El pelo rojizo de la mujer –destrenzado con la libertad con la que se comete la culpa, en tonos de llamas condenatorias que se deslizan por la espalda del penado–, destaca con brutalidad sobre el entorno verde oscuro que sirve de marco. Ese verde nos puede recordar el paraíso, pero a lo mucho será una mofa. O nos puede recordar a un bosque, marco frecuente de las obras de Munch, con sus trampas, sus sombras, sus tentaciones; lugar donde se celebran los ritos paganos del amor, donde hasta el caballero más virtuoso puede perder su alma y morir.

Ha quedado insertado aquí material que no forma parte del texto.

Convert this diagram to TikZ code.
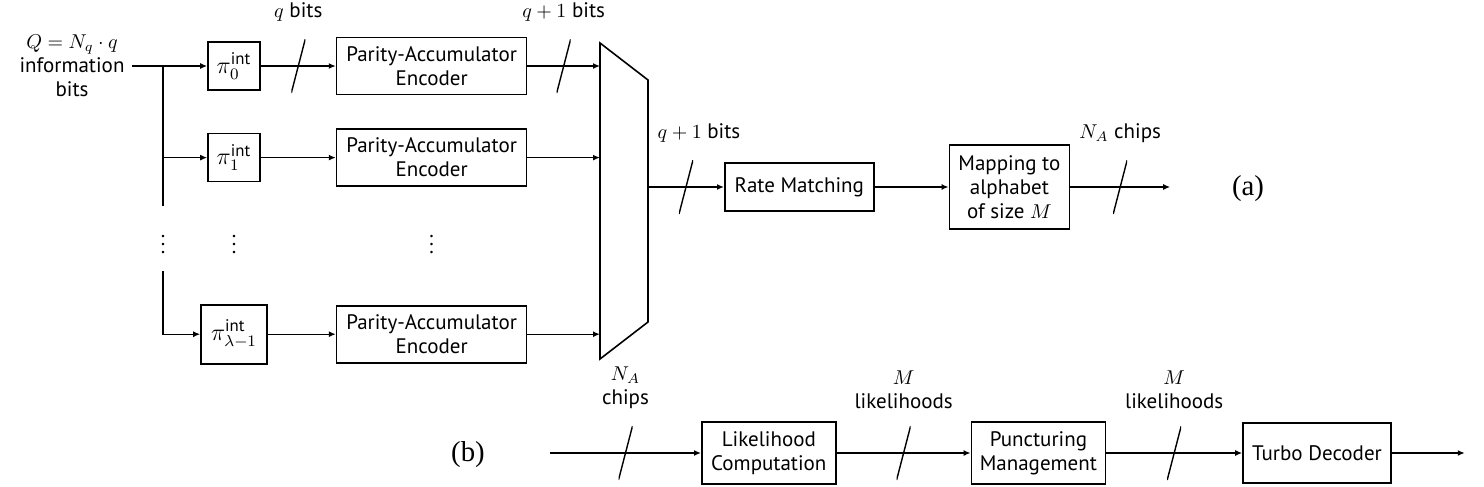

A la historia detrás de la Mujer Vampiro nos ha acostumbrado Hollywood, con más falseamientos que aciertos. En definitiva consiste en el mito del pecado de la sensualidad: el hombre que se siente tentado por una perfección sensual hasta descubrir que se trata de una trampa, la trampa del invertir esfuerzos en alimentar las pasiones inferiores, hasta ser al fin arrastrados por ellas a la tumba. Es el mito de los súcubos, de las sirenas, de los vampiros, sí, pero también el mito del servilismo a las adicciones del mundo: al sexo, a las drogas, al alcohol, a la ambición, al materialismo… A esa vorágine del sinsentido en la que buscamos consuelo y que nos arrebata nuestra humanidad.
La Mujer Vampiro, en el fondo, no es un cuadro de amor, como muchos parecen pensar, sino de todo lo contrario. Si el Beso nos ha enseñado que el amor nos completa como seres humanos, la Mujer Vampiro muestra el fracaso de una soledad que busca consuelo y sentido donde sólo hay miseria y muerte. Una muerte solitaria.